• Aim of the exercise
Your task is to reproduce, verbatim and without pictures, the lines from the opening of the listing through the line containing "import * as".

• Dataset excerpt

◆ ◆ ◆

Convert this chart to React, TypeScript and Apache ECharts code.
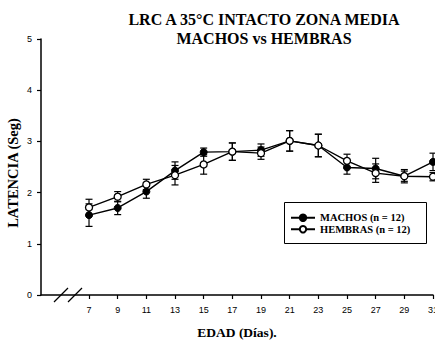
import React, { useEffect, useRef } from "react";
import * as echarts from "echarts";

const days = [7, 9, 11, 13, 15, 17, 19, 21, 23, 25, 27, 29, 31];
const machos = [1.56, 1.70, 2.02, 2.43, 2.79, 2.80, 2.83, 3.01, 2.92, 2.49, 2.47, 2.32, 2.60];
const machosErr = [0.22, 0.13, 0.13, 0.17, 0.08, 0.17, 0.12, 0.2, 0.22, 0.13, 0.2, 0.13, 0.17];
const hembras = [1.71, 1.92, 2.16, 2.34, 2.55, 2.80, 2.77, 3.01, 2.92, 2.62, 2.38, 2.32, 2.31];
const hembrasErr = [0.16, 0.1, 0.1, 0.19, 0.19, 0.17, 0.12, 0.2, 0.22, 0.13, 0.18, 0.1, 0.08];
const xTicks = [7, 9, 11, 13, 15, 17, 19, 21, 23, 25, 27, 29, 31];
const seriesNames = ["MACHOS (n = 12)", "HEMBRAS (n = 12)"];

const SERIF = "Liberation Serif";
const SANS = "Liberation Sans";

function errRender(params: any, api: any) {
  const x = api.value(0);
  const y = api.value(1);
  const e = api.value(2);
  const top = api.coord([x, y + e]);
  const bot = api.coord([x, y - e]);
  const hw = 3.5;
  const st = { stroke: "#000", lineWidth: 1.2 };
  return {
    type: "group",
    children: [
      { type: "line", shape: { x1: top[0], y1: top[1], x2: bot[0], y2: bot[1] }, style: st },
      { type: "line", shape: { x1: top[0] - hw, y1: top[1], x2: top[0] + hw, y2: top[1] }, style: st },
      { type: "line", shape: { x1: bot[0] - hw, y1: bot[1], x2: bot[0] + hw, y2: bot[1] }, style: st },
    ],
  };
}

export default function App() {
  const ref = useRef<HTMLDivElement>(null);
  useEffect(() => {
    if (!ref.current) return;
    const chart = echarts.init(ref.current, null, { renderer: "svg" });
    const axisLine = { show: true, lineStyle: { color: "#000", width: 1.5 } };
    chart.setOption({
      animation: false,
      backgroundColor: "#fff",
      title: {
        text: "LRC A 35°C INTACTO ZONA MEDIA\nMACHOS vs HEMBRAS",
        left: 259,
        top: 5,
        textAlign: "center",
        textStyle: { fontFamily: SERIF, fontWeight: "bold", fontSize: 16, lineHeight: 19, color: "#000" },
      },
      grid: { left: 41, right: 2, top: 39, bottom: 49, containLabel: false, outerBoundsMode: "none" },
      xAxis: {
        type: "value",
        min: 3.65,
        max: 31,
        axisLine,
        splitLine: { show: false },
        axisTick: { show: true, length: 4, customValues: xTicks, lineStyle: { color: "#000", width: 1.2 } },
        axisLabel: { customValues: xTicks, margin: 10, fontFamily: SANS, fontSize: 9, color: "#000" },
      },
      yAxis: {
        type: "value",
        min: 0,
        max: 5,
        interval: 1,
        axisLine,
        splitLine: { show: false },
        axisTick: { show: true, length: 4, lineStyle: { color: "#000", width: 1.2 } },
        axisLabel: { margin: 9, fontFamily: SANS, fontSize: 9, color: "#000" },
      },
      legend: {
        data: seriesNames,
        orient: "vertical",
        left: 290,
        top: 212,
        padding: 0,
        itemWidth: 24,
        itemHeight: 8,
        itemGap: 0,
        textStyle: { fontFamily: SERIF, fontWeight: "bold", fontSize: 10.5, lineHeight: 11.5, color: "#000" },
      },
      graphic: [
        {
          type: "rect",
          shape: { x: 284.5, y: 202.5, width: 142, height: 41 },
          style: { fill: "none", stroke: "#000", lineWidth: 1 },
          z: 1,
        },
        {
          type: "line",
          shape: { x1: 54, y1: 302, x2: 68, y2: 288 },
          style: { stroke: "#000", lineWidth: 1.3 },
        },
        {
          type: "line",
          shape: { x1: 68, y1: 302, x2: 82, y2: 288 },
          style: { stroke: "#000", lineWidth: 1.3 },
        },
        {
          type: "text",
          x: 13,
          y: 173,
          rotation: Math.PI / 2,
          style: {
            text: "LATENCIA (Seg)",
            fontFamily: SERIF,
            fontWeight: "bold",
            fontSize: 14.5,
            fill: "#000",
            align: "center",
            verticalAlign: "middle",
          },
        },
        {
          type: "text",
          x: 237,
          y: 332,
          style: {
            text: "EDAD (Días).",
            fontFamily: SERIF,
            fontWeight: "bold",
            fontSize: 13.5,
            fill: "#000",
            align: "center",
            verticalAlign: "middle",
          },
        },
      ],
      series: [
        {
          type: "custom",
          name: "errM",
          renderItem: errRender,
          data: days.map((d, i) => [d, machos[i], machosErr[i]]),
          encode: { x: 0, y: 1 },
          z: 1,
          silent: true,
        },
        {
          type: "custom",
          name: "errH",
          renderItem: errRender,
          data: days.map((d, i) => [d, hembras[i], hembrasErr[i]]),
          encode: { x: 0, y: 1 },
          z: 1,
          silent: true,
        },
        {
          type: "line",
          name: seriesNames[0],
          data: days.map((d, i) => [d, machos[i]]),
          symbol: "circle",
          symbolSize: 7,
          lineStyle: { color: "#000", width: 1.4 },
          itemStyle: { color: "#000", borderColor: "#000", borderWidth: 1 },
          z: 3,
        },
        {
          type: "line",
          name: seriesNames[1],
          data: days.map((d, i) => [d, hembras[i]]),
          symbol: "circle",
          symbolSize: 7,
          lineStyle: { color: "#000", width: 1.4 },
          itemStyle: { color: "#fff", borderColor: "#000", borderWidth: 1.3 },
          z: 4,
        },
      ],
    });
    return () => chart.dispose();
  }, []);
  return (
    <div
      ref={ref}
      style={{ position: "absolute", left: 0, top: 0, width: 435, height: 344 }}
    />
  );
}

◆ ◆ ◆

• Written response
Convert this chart to React, TypeScript and Apache ECharts code.
import React, { useEffect, useRef } from "react";
import * as echarts from "echarts";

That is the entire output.